● **What you are asked to do**
For each line below that contains the string "Give", copy that line.

[Collection entries]
• • •
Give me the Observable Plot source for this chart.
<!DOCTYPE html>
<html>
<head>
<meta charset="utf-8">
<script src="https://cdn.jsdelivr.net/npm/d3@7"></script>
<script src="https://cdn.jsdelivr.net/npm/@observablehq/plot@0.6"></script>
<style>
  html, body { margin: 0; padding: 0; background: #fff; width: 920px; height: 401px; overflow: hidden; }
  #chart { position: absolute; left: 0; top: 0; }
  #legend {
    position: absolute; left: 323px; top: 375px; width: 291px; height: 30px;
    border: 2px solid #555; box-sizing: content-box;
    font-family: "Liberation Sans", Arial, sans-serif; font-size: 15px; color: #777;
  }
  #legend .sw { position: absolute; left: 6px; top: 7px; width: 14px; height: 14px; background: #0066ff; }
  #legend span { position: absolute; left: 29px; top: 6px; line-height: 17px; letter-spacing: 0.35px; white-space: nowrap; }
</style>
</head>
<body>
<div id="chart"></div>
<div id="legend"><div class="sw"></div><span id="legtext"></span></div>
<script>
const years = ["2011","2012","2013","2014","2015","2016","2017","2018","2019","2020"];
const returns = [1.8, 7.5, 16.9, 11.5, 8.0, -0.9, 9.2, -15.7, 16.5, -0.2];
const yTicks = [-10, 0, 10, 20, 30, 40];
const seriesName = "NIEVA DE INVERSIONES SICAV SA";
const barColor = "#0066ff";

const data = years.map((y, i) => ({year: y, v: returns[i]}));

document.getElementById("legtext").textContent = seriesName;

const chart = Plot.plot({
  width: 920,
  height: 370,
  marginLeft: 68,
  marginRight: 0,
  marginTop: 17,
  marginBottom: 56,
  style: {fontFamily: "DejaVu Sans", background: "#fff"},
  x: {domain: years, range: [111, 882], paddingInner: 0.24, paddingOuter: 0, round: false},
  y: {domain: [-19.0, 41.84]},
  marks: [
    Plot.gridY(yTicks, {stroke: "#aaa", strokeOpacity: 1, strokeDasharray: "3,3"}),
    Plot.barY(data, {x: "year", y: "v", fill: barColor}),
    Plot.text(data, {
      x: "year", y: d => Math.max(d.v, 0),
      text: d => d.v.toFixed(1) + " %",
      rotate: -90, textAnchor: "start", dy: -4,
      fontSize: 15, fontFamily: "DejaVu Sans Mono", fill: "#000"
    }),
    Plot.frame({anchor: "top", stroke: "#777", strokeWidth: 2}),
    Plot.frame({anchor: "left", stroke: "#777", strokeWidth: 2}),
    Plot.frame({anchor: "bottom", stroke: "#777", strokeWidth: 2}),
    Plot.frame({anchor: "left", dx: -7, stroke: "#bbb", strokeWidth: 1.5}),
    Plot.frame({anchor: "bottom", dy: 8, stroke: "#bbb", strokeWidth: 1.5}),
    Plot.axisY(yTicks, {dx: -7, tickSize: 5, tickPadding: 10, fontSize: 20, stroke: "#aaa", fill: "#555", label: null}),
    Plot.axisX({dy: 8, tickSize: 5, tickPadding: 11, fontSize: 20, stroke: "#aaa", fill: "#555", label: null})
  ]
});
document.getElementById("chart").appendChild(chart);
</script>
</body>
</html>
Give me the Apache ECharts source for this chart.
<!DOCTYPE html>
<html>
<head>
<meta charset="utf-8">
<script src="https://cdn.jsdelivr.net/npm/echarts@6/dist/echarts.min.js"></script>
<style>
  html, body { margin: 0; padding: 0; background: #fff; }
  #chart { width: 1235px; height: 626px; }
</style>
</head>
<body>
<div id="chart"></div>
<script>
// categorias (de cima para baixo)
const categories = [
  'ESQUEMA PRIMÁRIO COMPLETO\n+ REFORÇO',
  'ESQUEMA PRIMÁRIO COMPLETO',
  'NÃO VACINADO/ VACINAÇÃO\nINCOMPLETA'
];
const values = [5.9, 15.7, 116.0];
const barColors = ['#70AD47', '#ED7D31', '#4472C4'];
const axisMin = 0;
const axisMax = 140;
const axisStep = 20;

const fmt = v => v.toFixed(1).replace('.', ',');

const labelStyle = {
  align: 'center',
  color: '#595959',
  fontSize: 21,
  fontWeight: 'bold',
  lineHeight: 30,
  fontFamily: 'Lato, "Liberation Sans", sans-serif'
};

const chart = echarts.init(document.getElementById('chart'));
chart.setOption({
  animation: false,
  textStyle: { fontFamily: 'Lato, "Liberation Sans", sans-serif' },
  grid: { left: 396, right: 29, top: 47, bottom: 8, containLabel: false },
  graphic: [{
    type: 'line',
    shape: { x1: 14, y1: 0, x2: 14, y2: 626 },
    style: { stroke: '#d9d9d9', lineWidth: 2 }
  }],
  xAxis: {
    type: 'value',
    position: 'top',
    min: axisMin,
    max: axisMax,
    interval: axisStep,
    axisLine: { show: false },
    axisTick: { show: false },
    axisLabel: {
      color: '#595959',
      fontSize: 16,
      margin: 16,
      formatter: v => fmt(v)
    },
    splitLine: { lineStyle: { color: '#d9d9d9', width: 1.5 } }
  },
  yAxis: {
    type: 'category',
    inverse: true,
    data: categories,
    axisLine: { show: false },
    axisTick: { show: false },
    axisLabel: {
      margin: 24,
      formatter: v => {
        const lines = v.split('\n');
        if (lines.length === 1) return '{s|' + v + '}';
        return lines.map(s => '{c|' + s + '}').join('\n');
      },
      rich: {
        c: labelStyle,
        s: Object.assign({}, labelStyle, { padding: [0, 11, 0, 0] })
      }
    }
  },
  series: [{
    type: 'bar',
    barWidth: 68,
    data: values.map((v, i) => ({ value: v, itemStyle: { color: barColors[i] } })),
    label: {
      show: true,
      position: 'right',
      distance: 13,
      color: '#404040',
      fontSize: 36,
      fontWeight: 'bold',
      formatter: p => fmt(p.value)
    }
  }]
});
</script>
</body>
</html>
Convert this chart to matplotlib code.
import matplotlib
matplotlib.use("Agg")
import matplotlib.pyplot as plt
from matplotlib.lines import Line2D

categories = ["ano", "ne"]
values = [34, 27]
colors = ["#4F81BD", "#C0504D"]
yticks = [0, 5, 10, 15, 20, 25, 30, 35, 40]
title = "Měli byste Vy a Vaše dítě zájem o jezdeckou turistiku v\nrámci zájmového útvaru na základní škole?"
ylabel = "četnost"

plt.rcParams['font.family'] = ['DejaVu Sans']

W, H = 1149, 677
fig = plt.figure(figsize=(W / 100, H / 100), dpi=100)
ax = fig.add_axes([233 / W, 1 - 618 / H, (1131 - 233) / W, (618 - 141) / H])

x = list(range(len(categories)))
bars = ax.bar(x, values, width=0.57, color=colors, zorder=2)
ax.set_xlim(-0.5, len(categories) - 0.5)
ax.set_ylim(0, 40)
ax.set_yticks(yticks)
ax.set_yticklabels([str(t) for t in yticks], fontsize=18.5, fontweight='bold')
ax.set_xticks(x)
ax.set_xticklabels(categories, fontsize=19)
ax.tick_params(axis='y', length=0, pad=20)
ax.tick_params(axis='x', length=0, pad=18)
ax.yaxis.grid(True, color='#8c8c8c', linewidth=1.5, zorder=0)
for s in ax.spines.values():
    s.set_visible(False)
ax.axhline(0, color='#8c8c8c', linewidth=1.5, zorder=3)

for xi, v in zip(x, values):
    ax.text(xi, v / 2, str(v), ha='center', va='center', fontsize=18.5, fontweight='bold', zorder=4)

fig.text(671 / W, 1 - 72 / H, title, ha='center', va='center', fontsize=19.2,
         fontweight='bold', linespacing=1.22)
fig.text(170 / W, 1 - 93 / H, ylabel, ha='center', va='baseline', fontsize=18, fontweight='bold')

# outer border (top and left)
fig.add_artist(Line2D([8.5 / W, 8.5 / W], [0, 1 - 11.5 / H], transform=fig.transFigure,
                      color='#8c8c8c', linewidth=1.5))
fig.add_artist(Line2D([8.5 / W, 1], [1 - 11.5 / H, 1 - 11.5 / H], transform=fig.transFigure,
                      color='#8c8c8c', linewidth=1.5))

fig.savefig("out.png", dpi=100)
• • •
● **Answer to this task**
Give me the Observable Plot source for this chart.
Give me the Apache ECharts source for this chart.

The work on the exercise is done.